Şimdi bir durum tespiti yapacak olursak: Şüphesiz, Türkiye’nin “Sanayi 4.0” devrimine doğrudan girerek kopyalama ve aktarma yoluyla bünyesine katabilecekleri var. Fakat şu tespiti yapmadan geçersek hakikati örtmüş oluruz. Biz, gerçek anlamda bir sanayi devrimini ve sonraki her biri yeni bir devrim aşaması olan adımları yaşadık mı? Yani, “Sanayi 4.0”’ı hak etmek için gerekli alt yapı olan birinci, ikinci ve üçüncü sanayi devrimlerini tam olarak yaşadık mı? Bu yeni aşamaya doğrudan girmenin bugün komplo olarak görülen ekstra maliyetleri ve bağımlılıklar olacak mı? Bu ihtimallere karşı ne tür senaryolar geliştirilebilir?
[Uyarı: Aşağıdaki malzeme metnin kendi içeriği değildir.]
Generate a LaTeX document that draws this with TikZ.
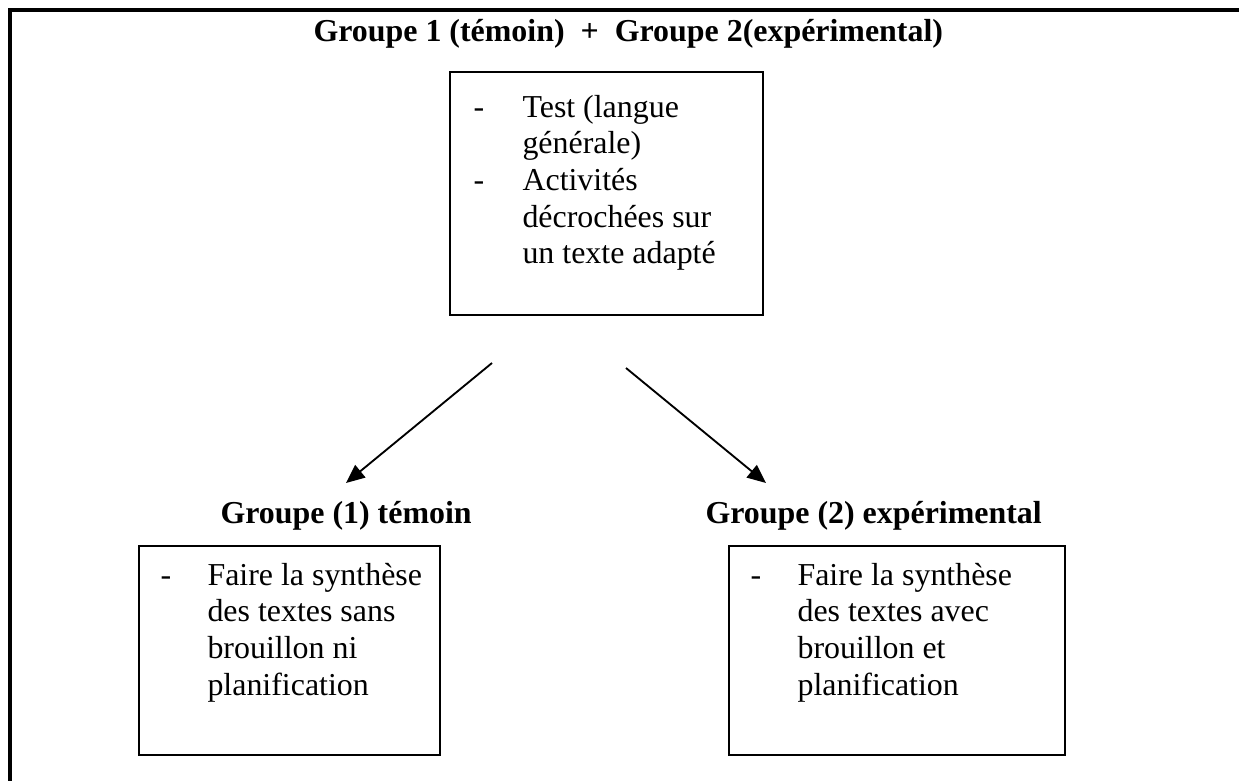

Buhar gücüyle çalışan makineler ve insan gücüne dayalı seri üretim, sanayi devriminin birinci aşamasıyken; elektriğe dayalı seri üretim ikinci sanayi devrimini oluşturmuştu. Biz, bu iki aşamada sanayi üretimi noktasında dünya rekabetinin oldukça gerisinde kalmış ve bedellerini jeopolitik maliyet ve bedellerine maruz kalmıştık.